General Terms and Conditions of Business
All prices are net prices. They do not include the respective VAT applicable at the place of performance.
2. Order acceptance
All offers shall be non-binding until they are accepted and mutually confirmed. The order shall be acknowledged at the latest on acceptance of the offer, or on provision of the first delivery or first service by the Contractor. Any differing arrangements must be agreed in writing.
Payment/invoicing shall be effected as agreed in the order confirmation. Where external costs are paid in advance, an appropriate advance payment may be demanded. In the event of late payment, the Agency shall reserve the right to charge default interest at 2% above the applicable discount rate of the German Bundesbank. This shall not preclude the right to assert further claims for damages due to default.
4. Cancellation costs
After the order confirmation has been signed, 70% of the agreed fee shall be payable if the event is cancelled up to 60 days before its start date. If the event is cancelled up to 30 days before its start date, 80% of the fee shall be payable, and if the event is cancelled less than 30 days before
its start date, 100% of the event price shall be payable. External costs already incurred by the Agency up to the point of cancellation shall be payable in full. This provision shall apply to the extent that no other valid provision has been agreed with the event organiser.
5. Cancellation of the contract due to extraordinary circumstances
The event organiser and also the Agency may terminate the contract if the event is substantially impaired, jeopardised or adversely affected as a result of force majeure or of circumstances which adversely affect the Agency (especially where such circumstances are beyond the Agency’s control), if such force majeure or circumstances was not/were not foreseeable when the agreement was entered into. If the contract is terminated, the Agency shall be entitled to obtain appropriate compensation for services which have already been provided or which are still to be provided. External costs already incurred by the Agency up to the point of termination shall be payable in full.
All services provided shall be deemed personal intellectual creations and as such shall be protected by the German Act on Copyright and Related Rights (UrhG), the provisions of which shall in principle be deemed to be always agreed.
The Agency shall transfer to the Customer a non-exclusive right of use to the services, ideas, drafts and designs, in the agreed extent; this shall not, however, extend beyond the services specifically stated in the order.
The Customer may only use the services provided by us for the purposes for which the service was ordered, purchased and paid for. The rights which have been granted may not be transferred to third parties.
Any imitation – including of parts of the work – shall be prohibited.
The parties shall be mutually obligated to maintain absolute confidentiality vis-à-vis third parties in respect of all details which become known to them, for example concerning the organisational structure, production operations or sales operations of and addresses of the respective other
party to the contract, and also concerning companies affiliated with or in a business relationship with said party.

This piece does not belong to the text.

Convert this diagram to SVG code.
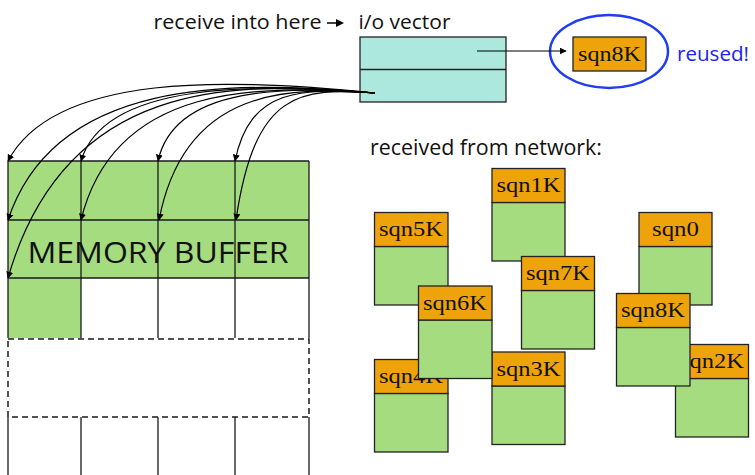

The obligation to maintain secrecy shall continue beyond the duration of the contract.
As a matter of principle, the Agency will not act as event organiser. The event organiser shall, as a matter of principle, be the Customer. The Customer shall also be obligated to take out public liability insurance for the event and compensate for any damage (both personal injury as well as damage to property) arising within the sphere of the event.
Place of jurisdiction and place of performance
The contractual relationship shall be governed by German law.
If the Customer is a registered merchant (Vollkaufmann) and the contract is part of the operation of a trade, the place of jurisdiction and the place of performance for both parties to the contract shall be the Contractor’s registered office. Upon signature of the contract, the General Terms and Conditions of Business are recognised as part of the contract. Any deviations or ancillary agreements shall require written form in order to be valid.
10. Severability clause
If individual provisions of this contract are invalid or impracticable, or become invalid or impracticable after the contract is entered into, this shall not affect the validity of the remainder of the contract. The invalid or impracticable provision should be replaced by a valid, practicable provision whose effects come closest to the economic intent which was pursued by the contracting parties with the invalid or impracticable provision. The above provisions shall apply accordingly if the contract reveals a loophole.